A specialist isn't about being a non-healer or non-tank, all healing and tanking classes are Hybrids.
At current there are 4 non-hybrids, and 6 Hybrid Classes:
Single Spec: Hunter, Mage, Warlock, Rogue
Dual Spec: Warrior, Death Knight, Priest, Shaman
Triple Spec: Paladin, Druid
Looking at them realistically, the vast majority of raid utility has lain within the single specs for a long time (banish, fear, sheep, traps, sap) and typically they had higher damage than the other specs. So yes for a while these hybrids have had reduced damage or utility for their flexibility.

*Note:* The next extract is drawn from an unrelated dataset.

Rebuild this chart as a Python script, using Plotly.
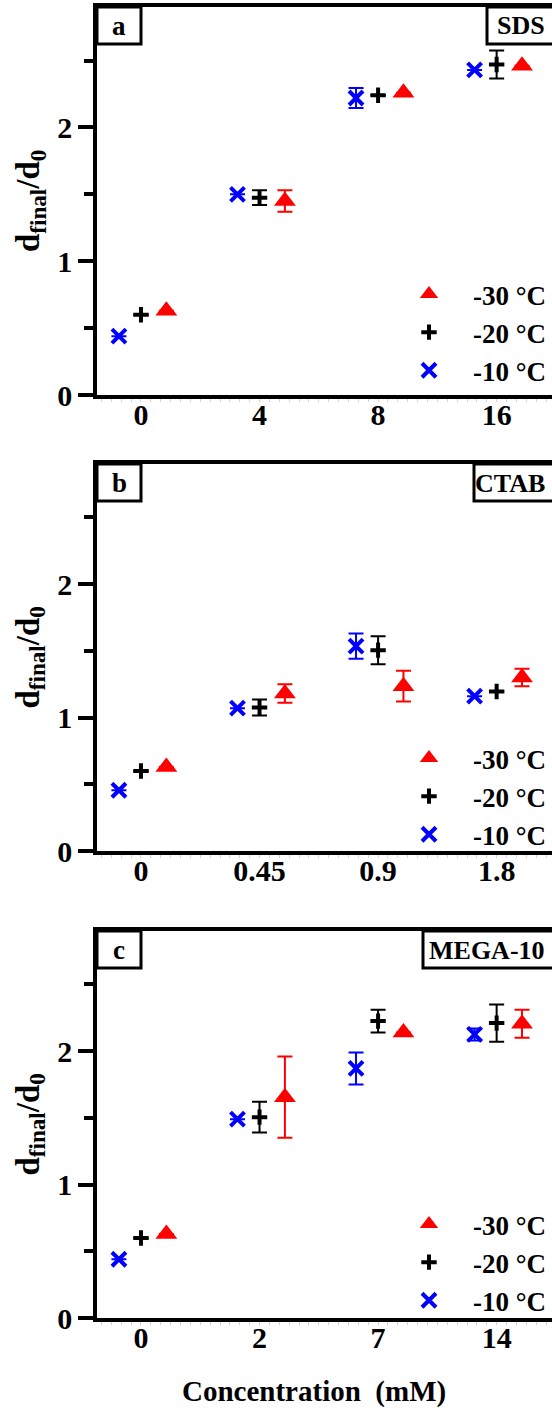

Looking at it realistically though, why would you bring a Hybrid class if its damage is lower than a pure class unless the raid utility they bring is enough to off set it? For example a lot of Brutallus kills have had Retribution paladins in them, because the 2% damage bonus he brought was worth ~ 580 damage across the raid taking your kill dps from ~ 29k to ~28.5k, its not a lot but its a massive increase across the raid when you think a lock will typically hit in the region of 2.2k, so a paladin doing 1.8 + 580 ~= 2.4k damage. Similarly if you bring a Maledication lock...
This is a bad plan though, yes the hybrid have more choice in baseline specs, however I can change how my warlock dps's (DoT management, shadow spam, pet), mages can control their feel, a retribution paladin does the same thing, a prot doesn't dps and a shockadin only exists due to the overlap of talents in the low end of Holy and Ret.